Three Sets of Chisels Followup

Tags: programming tools

I had a great followup to yesterday’s post that happened over IM today.

I was wondering what command you’d use to grep through .xls file on linux?

That’s a moment where my knowledge of my favorite tools helped me to eliminate those tools quickly from consideration. The text processing tools of the unix shell are terrible for searching through binary files like Excel spreadsheets.

If I had a single Excel spreadsheet with a ton of data to extract, I might convert it to a CSV file to then manipulate it further in my shell, but even then I’d probably just open it with Libre Office or Gnumeric and call it a day.

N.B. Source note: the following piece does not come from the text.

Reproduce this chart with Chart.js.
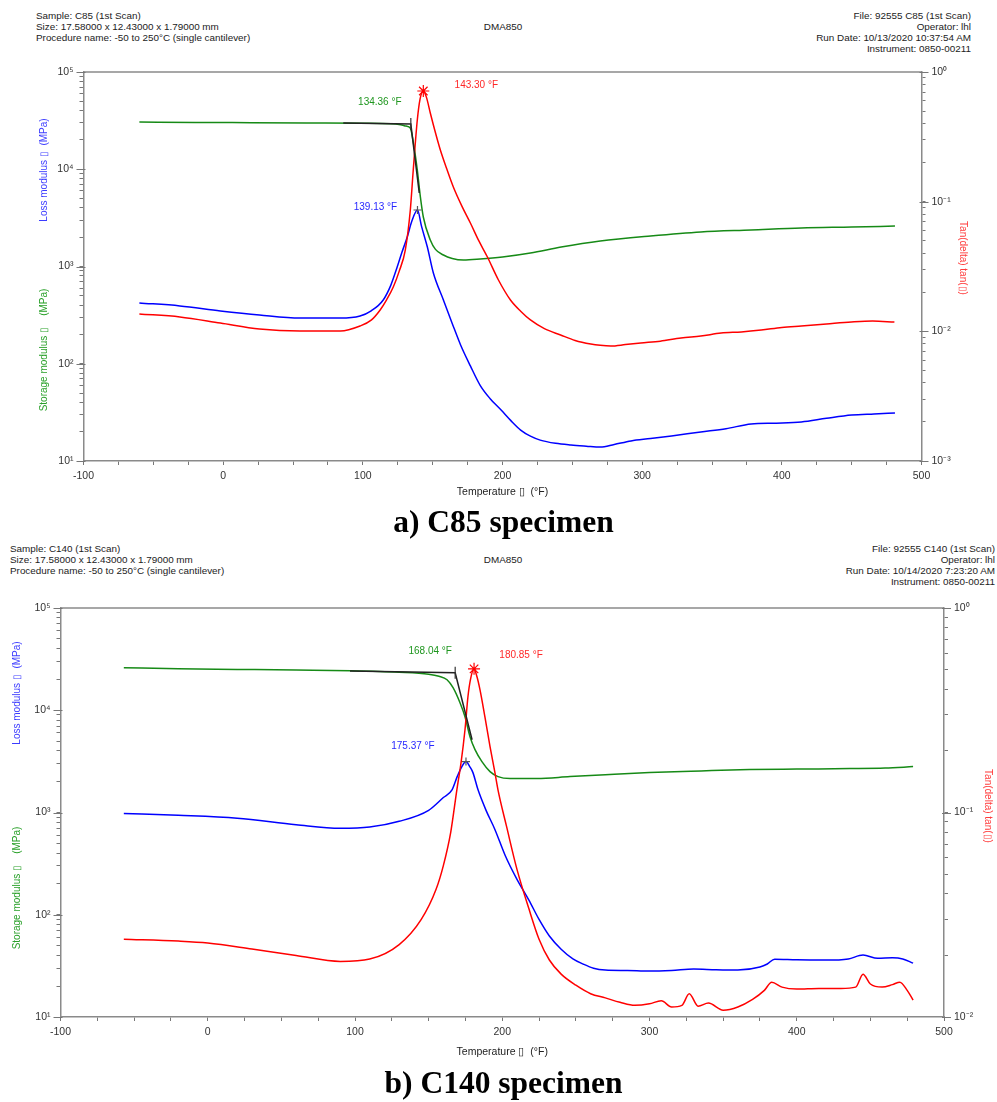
<!DOCTYPE html>
<html><head><meta charset="utf-8">
<script src="https://cdn.jsdelivr.net/npm/chart.js@4.4.0/dist/chart.umd.min.js"></script>
<style>
html,body{margin:0;padding:0;background:#fff;}
body{width:997px;height:1102px;position:relative;overflow:hidden;font-family:"Liberation Sans",Arial,sans-serif;}
.h{position:absolute;font-size:9.9px;color:#222;line-height:11px;white-space:nowrap;}
.cap{position:absolute;font-family:"Liberation Serif","Times New Roman",serif;font-weight:bold;font-size:31.5px;color:#000;left:0;width:1007px;text-align:center;line-height:36px;}
canvas{position:absolute;left:0;}
</style></head>
<body>
<div class="h" style="left:36px;top:10px">Sample: C85 (1st Scan)<br>Size: 17.58000 x 12.43000 x 1.79000 mm<br>Procedure name: -50 to 250°C (single cantilever)</div>
<div class="h" style="left:0;width:1006px;text-align:center;top:21px">DMA850</div>
<div class="h" style="right:26px;top:10px;text-align:right">File: 92555 C85 (1st Scan)<br>Operator: lhl<br>Run Date: 10/13/2020 10:37:54 AM<br>Instrument: 0850-00211</div>
<canvas id="cA" width="997" height="510" style="top:0"></canvas>
<div class="cap" style="top:504px">a) C85 specimen</div>

<div class="h" style="left:10px;top:543px">Sample: C140 (1st Scan)<br>Size: 17.58000 x 12.43000 x 1.79000 mm<br>Procedure name: -50 to 250°C (single cantilever)</div>
<div class="h" style="left:0;width:1006px;text-align:center;top:554px">DMA850</div>
<div class="h" style="right:2px;top:543px;text-align:right">File: 92555 C140 (1st Scan)<br>Operator: lhl<br>Run Date: 10/14/2020 7:23:20 AM<br>Instrument: 0850-00211</div>
<canvas id="cB" width="997" height="540" style="top:530px"></canvas>
<div class="cap" style="top:1065px">b) C140 specimen</div>

<script>
// ---------------- Chart A (C85) ----------------
const A_storageT = [-60,-20,20,60,100,120,127,131,134,136,139,141.2,143.3,148.3,152,157.7,164,172,184,200,220,242,270,306,342,378,414,450,481];
const A_storage  = [30600,30300,30100,29900,29700,29400,28700,27800,26500,19500,9830,5190,3230,1873,1500,1312,1210,1167,1194,1253,1377,1585,1828,2060,2265,2373,2488,2546,2606];
const A_lossT = [-60,-31,-2,26,55,84,98,106,114.6,120,124.6,128,131.8,135,139.13,142,146.2,150.5,157.7,164,170,177,184,191,199,206,213,220,227,238,249,260,270,280,292,306,321,342,360,378,396,414,432,450,466,481];
const A_loss  = [422,393,349,317,295,295,310,350,453,640,988,1400,2010,2900,3810,2600,1585,857,452,260,156,95,60,44,33.4,26,20.8,18,16.4,15.2,14.6,14.2,13.9,14.8,16.1,17,18.1,19.9,21.5,24,24.5,25.2,27.5,29.7,30.5,31.2];
const A_tanT = [-60,-31,-2,26,55,84,98,106,112.4,117,121.8,126,130.4,134,136.1,139,141,143.3,145.5,148.3,152,155.5,160,164.8,171,177,183,189.2,197,205.7,213,220,230,241.6,252,263.2,270,277.5,288,299,313,327.8,342,356.5,371,385.2,400,413.9,432,449.8,465,480.6];
const A_tan  = [0.01361,0.01291,0.01159,0.01043,0.01006,0.01006,0.0110,0.0122,0.01462,0.0175,0.02198,0.029,0.04237,0.0863,0.1755,0.4262,0.62,0.7137,0.64,0.483,0.34,0.2503,0.18,0.1298,0.092,0.0685,0.05,0.03743,0.025,0.01745,0.0143,0.01224,0.0105,0.00937,0.0085,0.00798,0.0078,0.00771,0.0079,0.00813,0.0084,0.00889,0.0092,0.0097,0.0099,0.01023,0.0107,0.0110,0.0114,0.0118,0.0120,0.0118];
const A_onsetT = [86,134.36,140.4];
const A_onset  = [29900,29150,5700];
const A_peaks = {onset:[134.36,29150], loss:[139.13,3810], tan:[143.30,0.7137]};

// ---------------- Chart B (C140) ----------------
const B_storageT = [-57,-20,20,60,97,130,150,157,162.5,166.6,171.3,174.7,178.1,181.5,186.2,191.7,197.1,205.3,223.6,246,270,300,335,368,400,436,460,479];
const B_storage  = [26000,25500,25100,24700,24300,23500,22500,21500,19870,16600,11830,8640,5510,4120,3147,2512,2244,2146,2146,2244,2340,2455,2550,2630,2660,2687,2720,2810];
const B_lossT = [-57,-20,20,60,90,110,130,150,160,166,169.4,172.5,175.37,178,180.1,183.5,189,195,202,210,218,225,232,240,248,255,262,270,285,300,315,330,345,360,375,380,385,400,420,435,445,455,465,472,479];
const B_loss  = [980,940,880,760,700,720,820,1050,1400,1675,2244,2800,3145,2800,2455,1675,1050,683,380,222,140,90,62,46,37,32.9,30,28.8,28.5,28.1,28.5,29.4,29,28.8,30.8,33,36.8,36.2,36,37,40.3,37.5,38,37,33.6];
const B_tanT = [-57,-20,0,30,60,90,110,130,145,155,160,165,169.2,172,174.7,176.7,178.5,180.85,182.5,184.9,188.2,191.7,195,197.1,203,210,218,225,232,240,250,260,270,280,290,300,308,315,322,327,333,340,350,360,370,378,383,390,400,415,430,440,445,450,458,465,470,475,479];
const B_tan  = [0.024,0.0235,0.0230,0.0215,0.0200,0.0187,0.0192,0.0226,0.030,0.042,0.055,0.080,0.1295,0.175,0.254,0.368,0.45,0.504,0.47,0.398,0.294,0.21,0.157,0.129,0.085,0.0527,0.034,0.024,0.019,0.0162,0.0143,0.0130,0.0124,0.0118,0.0114,0.0116,0.0120,0.0112,0.0114,0.0130,0.0113,0.0117,0.0108,0.0112,0.0122,0.0135,0.0148,0.0140,0.0137,0.0138,0.0138,0.0140,0.0162,0.0145,0.0140,0.0144,0.0148,0.0135,0.0121];
const B_onsetT = [96.6,168.04,179.5];
const B_onset  = [24270,23220,5150];
const B_peaks = {onset:[168.04,23220], loss:[175.37,3145], tan:[180.85,0.504]};

const xTickStep = 25;
const FONT = '"Liberation Sans", Arial, sans-serif';
const GREEN = 'rgb(22,138,22)', BLUE = 'rgb(0,0,255)', RED = 'rgb(255,0,0)';

function pts(T, V){ return T.map((t,i)=>({x:t, y:V[i]})); }
const SUP = {'0':'⁰','1':'¹','2':'²','3':'³','4':'⁴','5':'⁵','6':'⁶','7':'⁷','8':'⁸','9':'⁹','-':'⁻'};
function isDecade(v){ const l = Math.log10(v); return Math.abs(l - Math.round(l)) < 1e-6; }
function decadeLabel(v){
  if (!isDecade(v)) return '';
  return '10' + String(Math.round(Math.log10(v))).split('').map(c=>SUP[c]).join('');
}
function logTicks(min, max){
  const out = [];
  for (let e = Math.round(Math.log10(min)); e <= Math.round(Math.log10(max)); e++){
    for (let m = 1; m < 10; m++){
      const v = parseFloat((m*Math.pow(10,e)).toPrecision(6));
      if (v >= min*0.999 && v <= max*1.001) out.push({value:v});
    }
  }
  return out;
}

function makeDeco(cfg){
  return {
    id:'deco',
    afterDatasetsDraw(chart){
      const {ctx, chartArea:a, scales} = chart;
      ctx.save();
      ctx.strokeStyle = '#8a8a8a'; ctx.lineWidth = 1.5;
      ctx.beginPath(); ctx.moveTo(a.left, a.top); ctx.lineTo(a.right, a.top); ctx.stroke();
      // longer decade ticks
      ctx.strokeStyle = '#777'; ctx.lineWidth = 1;
      for (const [id, side] of [['y', -1], ['y2', 1]]){
        const s = scales[id];
        const x0 = side < 0 ? a.left : a.right;
        for (const t of s.ticks){
          if (!isDecade(t.value)) continue;
          const py = Math.round(s.getPixelForValue(t.value)) + 0.5;
          ctx.beginPath(); ctx.moveTo(x0 - side*2, py); ctx.lineTo(x0 + side*7, py); ctx.stroke();
        }
      }
      ctx.textAlign = 'center'; ctx.textBaseline = 'middle';
      ctx.font = '10px ' + FONT;
      for (const t of cfg.titles){
        ctx.save(); ctx.translate(t.x, t.y); ctx.rotate(t.rot*Math.PI/180);
        ctx.fillStyle = t.color; ctx.fillText(t.text, 0, 0); ctx.restore();
      }
      for (const n of cfg.notes){
        const px = scales.x.getPixelForValue(n.at[0]) + n.dx;
        const py = scales[n.axis].getPixelForValue(n.at[1]) + n.dy;
        ctx.fillStyle = n.color; ctx.fillText(n.text, px, py);
      }
      ctx.restore();
    }
  };
}

function axisCommon(){
  return {
    grid:{drawOnChartArea:false, drawTicks:true, tickLength:4, tickColor:'#777', tickWidth:1},
    border:{color:'#8a8a8a', width:1.5},
  };
}

function makeChart(id, cfg){
  const d = cfg.data;
  const line = (data, color, axis) => ({data, borderColor:color, backgroundColor:color, borderWidth:1.5, pointRadius:0, yAxisID:axis, cubicInterpolationMode:'monotone', fill:false});
  const datasets = [
    {data:[{x:d.peaks.tan[0], y:d.peaks.tan[1]}], yAxisID:'y2', showLine:false, pointStyle:'star', pointRadius:6, borderColor:RED, borderWidth:1.2},
    {data:[{x:d.peaks.loss[0], y:d.peaks.loss[1]}], yAxisID:'y', showLine:false, pointStyle:'cross', pointRadius:4, borderColor:'#555', borderWidth:1.2},
    {data:[{x:d.peaks.onset[0], y:d.peaks.onset[1]}], yAxisID:'y', showLine:false, pointStyle:'line', rotation:90, pointRadius:6, borderColor:'#333', borderWidth:1.2},
    {data:pts(d.onsetT, d.onset), borderColor:'#222', borderWidth:1.5, pointRadius:0, yAxisID:'y', tension:0},
    line(pts(d.tanT, d.tan), RED, 'y2'),
    line(pts(d.lossT, d.loss), BLUE, 'y'),
    line(pts(d.storageT, d.storage), GREEN, 'y'),
  ];
  const c = axisCommon();
  return new Chart(document.getElementById(id), {
    type:'line',
    data:{datasets},
    options:{
      responsive:false, animation:false, devicePixelRatio:1,
      layout:{padding:{top:cfg.padTop, left:0, right:0, bottom:0}},
      plugins:{legend:{display:false}, tooltip:{enabled:false}},
      scales:{
        x:{type:'linear', position:'bottom', min:-100, max:500,
           ticks:{stepSize:xTickStep, autoSkip:false, maxRotation:0, padding:5, color:'#333', font:{size:10.5, family:FONT},
                  callback:v => (v % 100 === 0 ? String(v) : '')},
           ...c,
           title:{display:true, text:'Temperature ▯  (°F)', color:'#222', font:{size:10.5, family:FONT}, padding:{top:0, bottom:12}},
           afterFit:s => { s.height = cfg.xH; }
        },
        y:{type:'logarithmic', position:'left', min:10, max:1e5,
           afterBuildTicks:s => { s.ticks = logTicks(10, 1e5); },
           ticks:{autoSkip:false, padding:6, color:'#333', font:{size:10.5, family:FONT}, callback:v => decadeLabel(v)},
           ...c,
           afterFit:s => { s.width = cfg.leftW; }
        },
        y2:{type:'logarithmic', position:'right', min:cfg.rMin, max:1,
           afterBuildTicks:s => { s.ticks = logTicks(cfg.rMin, 1); },
           ticks:{autoSkip:false, padding:6, color:'#333', font:{size:10.5, family:FONT}, callback:v => decadeLabel(v)},
           ...c,
           afterFit:s => { s.width = cfg.rightW; }
        }
      }
    },
    plugins:[makeDeco(cfg)]
  });
}

makeChart('cA', {
  padTop:72, xH:49, leftW:83.5, rightW:75.5, rMin:1e-3,
  data:{storageT:A_storageT, storage:A_storage, lossT:A_lossT, loss:A_loss, tanT:A_tanT, tan:A_tan, onsetT:A_onsetT, onset:A_onset, peaks:A_peaks},
  titles:[
    {text:'Loss modulus ▯  (MPa)', x:44, y:170, rot:-90, color:'rgb(60,60,255)'},
    {text:'Storage modulus ▯    (MPa)', x:44, y:350, rot:-90, color:'rgb(40,160,40)'},
    {text:'Tan(delta) tan(▯)', x:963, y:258, rot:90, color:'rgb(255,60,60)'}
  ],
  notes:[
    {text:'134.36 °F', at:A_peaks.onset, axis:'y', dx:-31, dy:-22, color:'rgb(30,150,30)'},
    {text:'139.13 °F', at:A_peaks.loss, axis:'y', dx:-42, dy:-3, color:'rgb(40,40,255)'},
    {text:'143.30 °F', at:A_peaks.tan, axis:'y2', dx:53, dy:-6, color:'rgb(255,40,40)'}
  ]
});

makeChart('cB', {
  padTop:78, xH:53, leftW:60.5, rightW:53, rMin:1e-2,
  data:{storageT:B_storageT, storage:B_storage, lossT:B_lossT, loss:B_loss, tanT:B_tanT, tan:B_tan, onsetT:B_onsetT, onset:B_onset, peaks:B_peaks},
  titles:[
    {text:'Loss modulus ▯  (MPa)', x:17, y:163, rot:-90, color:'rgb(60,60,255)'},
    {text:'Storage modulus ▯    (MPa)', x:17, y:358, rot:-90, color:'rgb(40,160,40)'},
    {text:'Tan(delta) tan(▯)', x:988, y:276, rot:90, color:'rgb(255,60,60)'}
  ],
  notes:[
    {text:'168.04 °F', at:B_peaks.onset, axis:'y', dx:-25, dy:-22, color:'rgb(30,150,30)'},
    {text:'175.37 °F', at:B_peaks.loss, axis:'y', dx:-53, dy:-15, color:'rgb(40,40,255)'},
    {text:'180.85 °F', at:B_peaks.tan, axis:'y2', dx:47, dy:-14, color:'rgb(255,40,40)'}
  ]
});
</script>
</body></html>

What if there were tens or hundreds of spreadsheets to sift through?

  1. I’d talk to one of my Windows + .Net friends to see if PowerShell would work.

  2. or ask them about C# APIs to do the same if PowerShell failed us.

  3. or as a very last resort look to use an open source tool to do the necessary ETL work.

It’s strange writing open source and last resort in the same sentence. I’m the weirdo that kept my music collection encoded with Ogg Vorbis for most of a decade, and I haven’t played a commercial computer game since Unreal Tournament ran on my old Gentoo desktop. Maybe it’s old age that’s moving me from zealous to pragmatic, but I think I’ve realized that work isn’t about software for the sake of software. It’s about software for the sake of getting shit done.